Tel Aviv University launches new Transportation Research Unit

Unit will take an interdisciplinary approach to research, addressing topics such as public transportation use, transportation policy.

Joining the global effort to devise more sustainable and efficient transportation systems, academics at Tel Aviv University launched a unit that will focus on the sector at a ceremony on Wednesday evening.
The Transportation Research Unit will be housed within the university’s geography and human environment department and will be headed by Moshe Givoni, who previously served as a visiting research associate at the University of Oxford’s Transport Studies Unit.
Research in the unit will focus on transportation and mobility, with an emphasis on understanding the social, economic and environmental impacts of the sector, Givoni explained.
In addition to its academic role, the unit aims to take an active part in the public debate on transportation policy, he added.
The unit will take an interdisciplinary approach to research, addressing topics such as public transportation use, transportation policy, the connection between transportation and economic development, transportation and the environment, high-speed trains and air travel in Europe, according to the university.

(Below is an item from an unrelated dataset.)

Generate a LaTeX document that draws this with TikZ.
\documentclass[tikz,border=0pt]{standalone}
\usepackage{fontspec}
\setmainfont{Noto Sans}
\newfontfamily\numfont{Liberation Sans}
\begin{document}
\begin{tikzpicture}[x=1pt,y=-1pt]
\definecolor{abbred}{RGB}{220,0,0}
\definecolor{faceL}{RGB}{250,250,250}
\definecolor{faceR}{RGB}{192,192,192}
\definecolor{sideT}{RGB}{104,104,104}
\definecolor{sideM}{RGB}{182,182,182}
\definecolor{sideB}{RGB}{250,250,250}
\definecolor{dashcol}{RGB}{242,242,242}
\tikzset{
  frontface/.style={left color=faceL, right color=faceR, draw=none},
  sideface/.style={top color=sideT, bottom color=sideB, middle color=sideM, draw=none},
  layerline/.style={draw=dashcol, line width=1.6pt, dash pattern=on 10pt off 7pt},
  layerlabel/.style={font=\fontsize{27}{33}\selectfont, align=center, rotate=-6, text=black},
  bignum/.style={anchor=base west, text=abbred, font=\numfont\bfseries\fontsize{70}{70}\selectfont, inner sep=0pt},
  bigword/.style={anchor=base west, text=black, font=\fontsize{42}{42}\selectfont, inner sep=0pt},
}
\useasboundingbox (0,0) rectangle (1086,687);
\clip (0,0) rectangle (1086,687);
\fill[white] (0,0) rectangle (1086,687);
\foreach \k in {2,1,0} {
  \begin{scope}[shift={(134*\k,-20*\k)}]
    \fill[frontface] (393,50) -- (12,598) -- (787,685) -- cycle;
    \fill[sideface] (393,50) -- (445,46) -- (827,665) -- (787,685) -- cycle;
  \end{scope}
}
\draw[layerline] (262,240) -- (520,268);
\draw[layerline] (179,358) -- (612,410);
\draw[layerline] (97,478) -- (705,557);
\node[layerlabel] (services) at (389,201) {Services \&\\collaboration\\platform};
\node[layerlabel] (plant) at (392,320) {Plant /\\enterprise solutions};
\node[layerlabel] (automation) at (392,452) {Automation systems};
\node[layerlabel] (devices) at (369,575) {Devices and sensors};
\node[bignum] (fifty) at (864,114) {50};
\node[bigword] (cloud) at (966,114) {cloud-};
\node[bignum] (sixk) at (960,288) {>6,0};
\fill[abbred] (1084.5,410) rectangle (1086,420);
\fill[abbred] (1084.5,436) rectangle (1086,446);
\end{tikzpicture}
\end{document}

Evaluating the future of the transportation sector, Givoni emphasized the need to disconnect the link between economic growth and carbon- generating transportation and instead view this type of transportation for its emissions.
“Today we have a culture of a lot of carbon,” Givoni said.
The way to make the transition to low carbon transportation systems will not necessarily be by turning to electric cars en masse or developing sky-train networks, Givoni argued.
Although electric cars might solve problems of air pollution and noise, they still require huge amounts of infrastructure and potentially limit mobility, he said. Technology must also be used to promote tools like electric bicycles or in improving services in public transportation like digitalizing signage, Givoni explained.
Optimal solutions, he added, will focus on exploitation of time rather than saving time.
Givoni’s adviser in England, Prof.
David Banister – with whom he recently published the book Moving Towards Low Carbon Mobility – presented a study he conducted in London regarding such a transition.
Banister took a look at what mechanisms would be necessary to achieve a 60 percent reduction in carbon dioxide emissions from transportation by 2025 and 80% by 2050.
A first approach would involve “pushing technology quite hard in the transportation sector,” explained Banister, who is the director of the University of Oxford’s Transport Studies Unit. Such a technological push would involve the widespread introduction of electric and hybrid cars, such that each vehicle would produce less than 100 grams of carbon dioxide per kilometer.
“Every car in London at that stage would have to be at least as efficient as the Toyota Prius,” Banister said.
A second approach, however, would involve what Banister described as a “smart social policy.”
“This is looking more at lifestyle changes, with acceptance of and necessity for behavioral change,” he said. “This is saying we need to change the way in which we do things, the way in which cities are organized.”
The smart social policy would require less use of the private car, the possibility of car sharing and significant reduction of trip lengths, among other measures.
“What we’re looking at are possible futures,” Banister said. “Reality will be different from both of them.”
Ultimately, Banister and his colleagues concluded that Londoners would have to take advantage of all measures available in order to come near to reaching that 60% emissions reduction target – measures such as lower emissions vehicles, alternative fuels, pricing regimes, increased public transport use, walking and cycling.
“We are able to say that it is possible but it is also very difficult to achieve this level of change,” he said.
Although implementing new technological advances “is hugely important,” and more efficient vehicles are necessary, Banister emphasized that promoting these solutions alone would only bring London halfway to the target.
“We still have to think about the ways we can get people to travel less, with more efficient modes of transport, or use the local facilities,” he said.